Se erguía, como en un escaparate, una cascada de balates, bancales y nombres como, el Higueral, el Trance, los Morros, el Cerrillo del vinagre, la Minilla, el Castillejo, entre morisco y mudéjar, con sus huellas desafiando al verdugo de los días a las mismas ruinas de Pompeya; el Cerro del águila o la cuesta de Panata, de forma que todos picoteaban en el pastel común para alimentar sus afanes, con la aquiescencia de sus habitantes, sembrando suspiros súbitos o satisfacciones o imborrables gestas, unas más sublimes que otras, mediante las mesnadas de labriegos que se desplazaban por tales puntos marcando hitos en sus pulsaciones.

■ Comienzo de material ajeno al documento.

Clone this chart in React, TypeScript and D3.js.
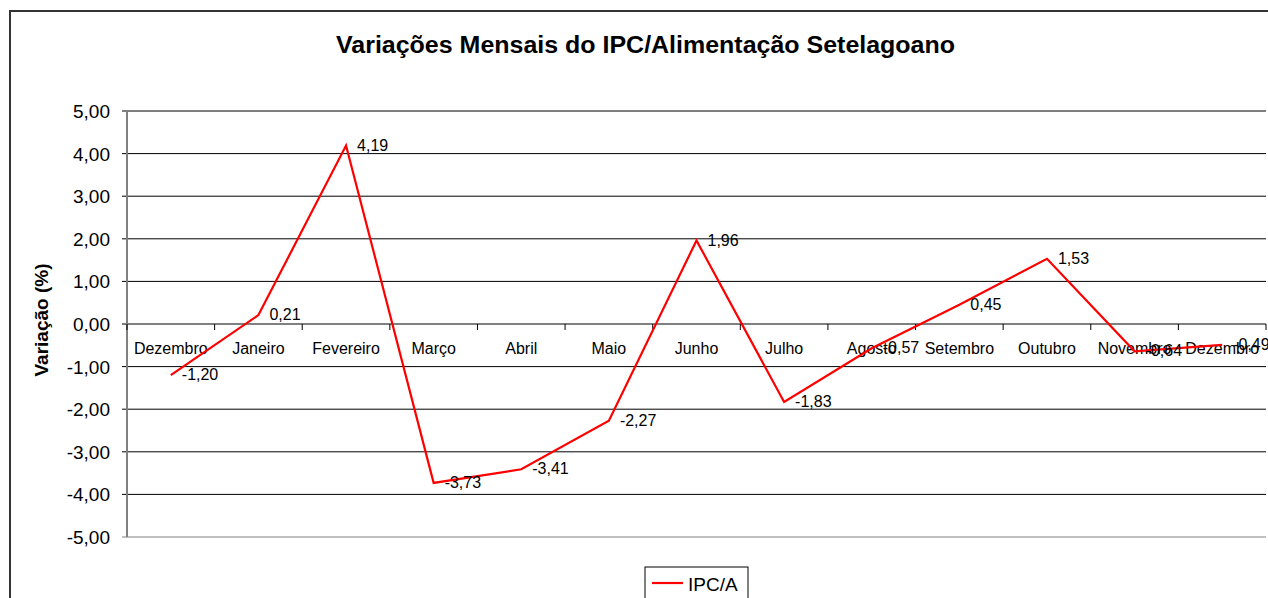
import React from "react";
import * as d3 from "d3";

const categories = ["Dezembro", "Janeiro", "Fevereiro", "Março", "Abril", "Maio", "Junho", "Julho", "Agosto", "Setembro", "Outubro", "Novembro", "Dezembro"];
const values = [-1.20, 0.21, 4.19, -3.73, -3.41, -2.27, 1.96, -1.83, -0.57, 0.45, 1.53, -0.64, -0.49];
const yTicks = [5, 4, 3, 2, 1, 0, -1, -2, -3, -4, -5];
const title = "Variações Mensais do IPC/Alimentação Setelagoano";
const yLabel = "Variação (%)";
const seriesName = "IPC/A";

const W = 1268;
const H = 598;
const left = 127;
const right = 1266;
const top = 111;
const bottom = 537;
const FONT = "'Liberation Sans', Arial, sans-serif";

const fmt = (v: number) => v.toFixed(2).replace(".", ",");

export default function App() {
  const idx = categories.map((_, i) => String(i));
  const x = d3.scaleBand<string>().domain(idx).range([left, right]).padding(0);
  const y = d3.scaleLinear().domain([-5, 5]).range([bottom, top]);
  const cx = (i: number) => (x(String(i)) as number) + x.bandwidth() / 2;
  const line = d3
    .line<number>()
    .x((_, i) => cx(i))
    .y((d) => y(d));
  const y0 = y(0);
  const edges = d3.range(categories.length + 1).map((i) => left + i * x.bandwidth());

  return (
    <svg width={W} height={H} style={{ position: "absolute", left: 0, top: 0, background: "#fff" }} fontFamily={FONT}>
      <rect x={10} y={11} width={1300} height={700} fill="#fff" stroke="#333" strokeWidth={2} />
      <text x={336} y={53} fontSize={23} fontWeight="bold" fill="#000" textLength={619} lengthAdjust="spacingAndGlyphs">
        {title}
      </text>
      {yTicks.map((t) => (
        <g key={t}>
          <line x1={left - 5} x2={right} y1={y(t)} y2={y(t)} stroke={t === -5 ? "#808080" : "#000"} strokeWidth={1} />
          <text x={110} y={y(t) + 7} textAnchor="end" fontSize={19} fill="#000">
            {fmt(t)}
          </text>
        </g>
      ))}
      <line x1={left} x2={left} y1={top} y2={bottom} stroke="#808080" strokeWidth={2} />
      {edges.map((e, i) => (
        <line key={i} x1={e} x2={e} y1={y0} y2={y0 + 6} stroke="#000" strokeWidth={1} />
      ))}
      {categories.map((c, i) => (
        <text key={i} x={cx(i)} y={354} textAnchor="middle" fontSize={16} fill="#000">
          {c}
        </text>
      ))}
      <text transform={`translate(48,${320}) rotate(-90)`} textAnchor="middle" fontSize={19} fontWeight="bold" fill="#000">
        {yLabel}
      </text>
      <path d={line(values) || ""} fill="none" stroke="#ff0000" strokeWidth={2.2} strokeLinejoin="miter" />
      {values.map((v, i) => (
        <text key={i} x={cx(i) + 11} y={y(v) + 5} fontSize={16} fill="#000">
          {fmt(v)}
        </text>
      ))}
      <rect x={645} y={567} width={103} height={50} fill="#fff" stroke="#000" strokeWidth={1} />
      <line x1={652} x2={683} y1={583} y2={583} stroke="#ff0000" strokeWidth={2.2} />
      <text x={688} y={591} fontSize={19} fill="#000">
        {seriesName}
      </text>
    </svg>
  );
}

Las cuestas costaban un doble esfuerzo por el ascenso o el empuje del descenso, y porque se estrellaban sobre sus cabezas el ajetreo continuo, la ansiedad de cubrir el expediente para que las necesidades más perentorias no les expedientasen a la hora de sentarse a la mesa con la prole, con los sombreros o sin ellos, y a su vez los terribles rayos solares o las infernales ventiscas con azotes de mano dura en las caras de las caballerías o de los propios arrieros, que paso a paso, grito a grito, trago a trago, engullían el amargo trayecto después de cruzar, como la barca de Caronte, a la otra orilla del río Guadalfeo, con el agua al cuello, si la crecida así lo requería, y con el bastón o palo o sus piernas o encima de la acémila, meciéndose o nadando contracorriente por el turbio oleaje del río, y puede que hasta se burlase en sus mismas narices al ponerse blancos como la pared los camicaces bañistas de turno.
Y así, desgranando la vacuidad del ayer, si nadie lo remedia, remedando al poeta que añoraba a su progenitor, nuestras vidas son los ríos, que van a dar en la mar, que es el morir.